++++ DATASET

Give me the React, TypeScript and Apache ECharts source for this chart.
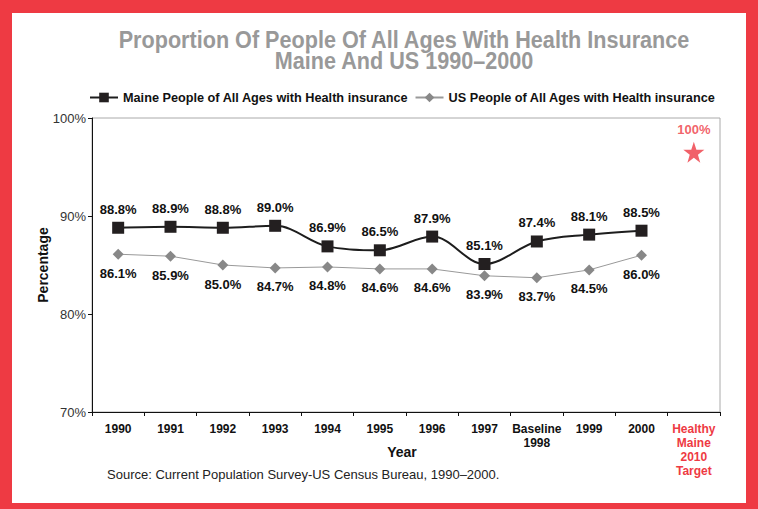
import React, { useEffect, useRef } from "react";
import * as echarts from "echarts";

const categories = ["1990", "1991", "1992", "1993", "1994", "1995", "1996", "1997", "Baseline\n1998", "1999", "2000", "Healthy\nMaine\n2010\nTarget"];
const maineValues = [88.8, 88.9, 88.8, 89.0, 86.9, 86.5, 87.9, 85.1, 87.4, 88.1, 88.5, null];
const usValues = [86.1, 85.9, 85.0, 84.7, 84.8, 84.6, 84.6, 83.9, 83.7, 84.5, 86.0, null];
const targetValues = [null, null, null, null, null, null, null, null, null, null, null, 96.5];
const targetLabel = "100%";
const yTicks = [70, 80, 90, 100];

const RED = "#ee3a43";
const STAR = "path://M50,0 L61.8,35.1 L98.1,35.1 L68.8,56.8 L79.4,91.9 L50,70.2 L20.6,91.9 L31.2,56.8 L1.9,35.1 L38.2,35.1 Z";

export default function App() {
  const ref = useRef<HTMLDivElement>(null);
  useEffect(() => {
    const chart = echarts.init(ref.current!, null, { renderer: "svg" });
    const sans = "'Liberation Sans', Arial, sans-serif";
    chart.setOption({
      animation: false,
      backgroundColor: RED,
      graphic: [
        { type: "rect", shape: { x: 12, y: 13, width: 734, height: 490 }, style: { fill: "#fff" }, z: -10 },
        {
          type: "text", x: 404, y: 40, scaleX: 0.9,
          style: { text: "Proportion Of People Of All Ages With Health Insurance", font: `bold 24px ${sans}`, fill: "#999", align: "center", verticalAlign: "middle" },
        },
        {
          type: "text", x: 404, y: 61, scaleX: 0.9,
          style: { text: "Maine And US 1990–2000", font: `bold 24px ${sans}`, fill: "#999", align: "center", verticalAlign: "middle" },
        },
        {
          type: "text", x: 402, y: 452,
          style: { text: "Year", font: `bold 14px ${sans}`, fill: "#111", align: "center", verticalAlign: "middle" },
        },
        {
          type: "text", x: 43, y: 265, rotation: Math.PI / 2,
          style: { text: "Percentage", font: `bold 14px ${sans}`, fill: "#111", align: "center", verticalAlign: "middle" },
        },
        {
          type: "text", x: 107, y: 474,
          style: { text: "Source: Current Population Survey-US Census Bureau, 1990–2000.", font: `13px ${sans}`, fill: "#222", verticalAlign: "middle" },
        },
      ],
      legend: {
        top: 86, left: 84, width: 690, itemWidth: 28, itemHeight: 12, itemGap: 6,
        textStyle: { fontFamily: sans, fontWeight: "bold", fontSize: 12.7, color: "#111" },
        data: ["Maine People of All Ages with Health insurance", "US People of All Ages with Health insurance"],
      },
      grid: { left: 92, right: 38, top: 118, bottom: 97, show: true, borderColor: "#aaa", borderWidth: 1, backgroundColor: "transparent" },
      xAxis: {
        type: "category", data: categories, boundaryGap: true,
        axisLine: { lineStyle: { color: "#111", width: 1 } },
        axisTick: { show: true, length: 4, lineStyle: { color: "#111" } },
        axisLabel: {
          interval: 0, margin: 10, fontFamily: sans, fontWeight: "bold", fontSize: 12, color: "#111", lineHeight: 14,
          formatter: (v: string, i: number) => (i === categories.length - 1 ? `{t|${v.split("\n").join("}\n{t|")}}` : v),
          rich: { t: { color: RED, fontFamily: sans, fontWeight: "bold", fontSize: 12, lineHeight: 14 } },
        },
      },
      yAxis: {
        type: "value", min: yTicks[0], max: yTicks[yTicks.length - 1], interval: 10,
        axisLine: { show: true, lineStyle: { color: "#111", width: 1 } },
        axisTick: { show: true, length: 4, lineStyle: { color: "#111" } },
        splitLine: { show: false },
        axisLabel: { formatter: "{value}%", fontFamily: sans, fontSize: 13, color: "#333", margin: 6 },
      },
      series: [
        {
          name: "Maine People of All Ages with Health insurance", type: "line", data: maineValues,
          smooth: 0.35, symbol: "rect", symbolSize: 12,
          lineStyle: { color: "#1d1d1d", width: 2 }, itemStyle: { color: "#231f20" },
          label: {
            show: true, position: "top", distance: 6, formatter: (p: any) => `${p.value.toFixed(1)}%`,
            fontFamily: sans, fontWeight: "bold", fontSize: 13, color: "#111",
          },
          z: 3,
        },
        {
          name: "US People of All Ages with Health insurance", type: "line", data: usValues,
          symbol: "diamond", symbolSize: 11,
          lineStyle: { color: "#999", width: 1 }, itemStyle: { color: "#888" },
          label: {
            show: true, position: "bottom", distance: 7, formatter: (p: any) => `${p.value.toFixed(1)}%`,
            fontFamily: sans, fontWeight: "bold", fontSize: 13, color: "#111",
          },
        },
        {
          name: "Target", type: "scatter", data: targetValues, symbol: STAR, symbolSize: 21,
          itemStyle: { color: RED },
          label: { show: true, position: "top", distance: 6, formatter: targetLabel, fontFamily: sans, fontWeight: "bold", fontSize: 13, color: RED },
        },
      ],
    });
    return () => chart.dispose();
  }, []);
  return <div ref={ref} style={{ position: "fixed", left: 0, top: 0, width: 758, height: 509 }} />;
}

++++++++
++++ DATASET

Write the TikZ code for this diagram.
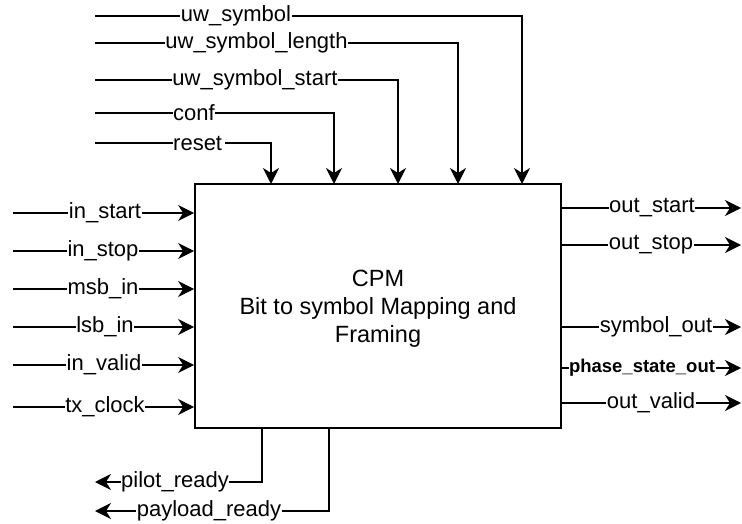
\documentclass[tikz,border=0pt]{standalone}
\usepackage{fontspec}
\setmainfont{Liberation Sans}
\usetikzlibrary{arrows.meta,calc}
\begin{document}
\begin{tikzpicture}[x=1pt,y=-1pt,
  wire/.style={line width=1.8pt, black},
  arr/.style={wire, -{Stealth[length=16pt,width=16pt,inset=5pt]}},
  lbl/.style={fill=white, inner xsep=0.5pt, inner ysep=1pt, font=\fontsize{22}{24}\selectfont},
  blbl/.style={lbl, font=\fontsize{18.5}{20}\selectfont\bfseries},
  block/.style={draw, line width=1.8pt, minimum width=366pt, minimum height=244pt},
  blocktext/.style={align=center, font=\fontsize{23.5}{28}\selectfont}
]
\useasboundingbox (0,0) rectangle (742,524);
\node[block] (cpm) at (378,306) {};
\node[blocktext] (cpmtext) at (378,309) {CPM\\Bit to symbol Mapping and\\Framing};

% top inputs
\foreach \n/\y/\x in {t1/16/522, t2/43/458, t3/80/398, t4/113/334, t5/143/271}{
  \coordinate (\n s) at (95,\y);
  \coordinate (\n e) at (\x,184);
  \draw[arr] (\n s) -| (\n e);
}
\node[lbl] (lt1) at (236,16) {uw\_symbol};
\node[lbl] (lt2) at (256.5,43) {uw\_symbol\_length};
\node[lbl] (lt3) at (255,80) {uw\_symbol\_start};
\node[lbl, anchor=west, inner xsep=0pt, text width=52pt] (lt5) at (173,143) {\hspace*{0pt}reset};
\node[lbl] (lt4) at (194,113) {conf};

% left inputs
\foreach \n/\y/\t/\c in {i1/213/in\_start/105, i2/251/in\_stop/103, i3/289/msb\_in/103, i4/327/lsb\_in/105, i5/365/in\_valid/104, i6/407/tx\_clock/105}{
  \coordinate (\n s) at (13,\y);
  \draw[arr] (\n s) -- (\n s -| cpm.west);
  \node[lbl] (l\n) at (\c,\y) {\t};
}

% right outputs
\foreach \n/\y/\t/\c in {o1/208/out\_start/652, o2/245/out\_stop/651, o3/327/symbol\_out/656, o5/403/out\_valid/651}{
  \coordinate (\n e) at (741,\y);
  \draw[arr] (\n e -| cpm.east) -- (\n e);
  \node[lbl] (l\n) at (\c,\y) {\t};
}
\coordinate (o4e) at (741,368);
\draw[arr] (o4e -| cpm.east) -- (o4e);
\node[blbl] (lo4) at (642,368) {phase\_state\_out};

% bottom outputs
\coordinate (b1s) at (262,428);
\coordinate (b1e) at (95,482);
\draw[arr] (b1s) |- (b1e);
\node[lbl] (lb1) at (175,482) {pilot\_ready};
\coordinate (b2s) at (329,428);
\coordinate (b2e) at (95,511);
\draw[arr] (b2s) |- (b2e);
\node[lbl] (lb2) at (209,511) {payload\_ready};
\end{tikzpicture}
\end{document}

++++++++

From the line containing "Write the TikZ code for this diagram." through the line containing "(cpmtext) at (378,309)", copy every line above exactly, without pictures.

Write the TikZ code for this diagram.
\documentclass[tikz,border=0pt]{standalone}
\usepackage{fontspec}
\setmainfont{Liberation Sans}
\usetikzlibrary{arrows.meta,calc}
\begin{document}
\begin{tikzpicture}[x=1pt,y=-1pt,
  wire/.style={line width=1.8pt, black},
  arr/.style={wire, -{Stealth[length=16pt,width=16pt,inset=5pt]}},
  lbl/.style={fill=white, inner xsep=0.5pt, inner ysep=1pt, font=\fontsize{22}{24}\selectfont},
  blbl/.style={lbl, font=\fontsize{18.5}{20}\selectfont\bfseries},
  block/.style={draw, line width=1.8pt, minimum width=366pt, minimum height=244pt},
  blocktext/.style={align=center, font=\fontsize{23.5}{28}\selectfont}
]
\useasboundingbox (0,0) rectangle (742,524);
\node[block] (cpm) at (378,306) {};
\node[blocktext] (cpmtext) at (378,309) {CPM\\Bit to symbol Mapping and\\Framing};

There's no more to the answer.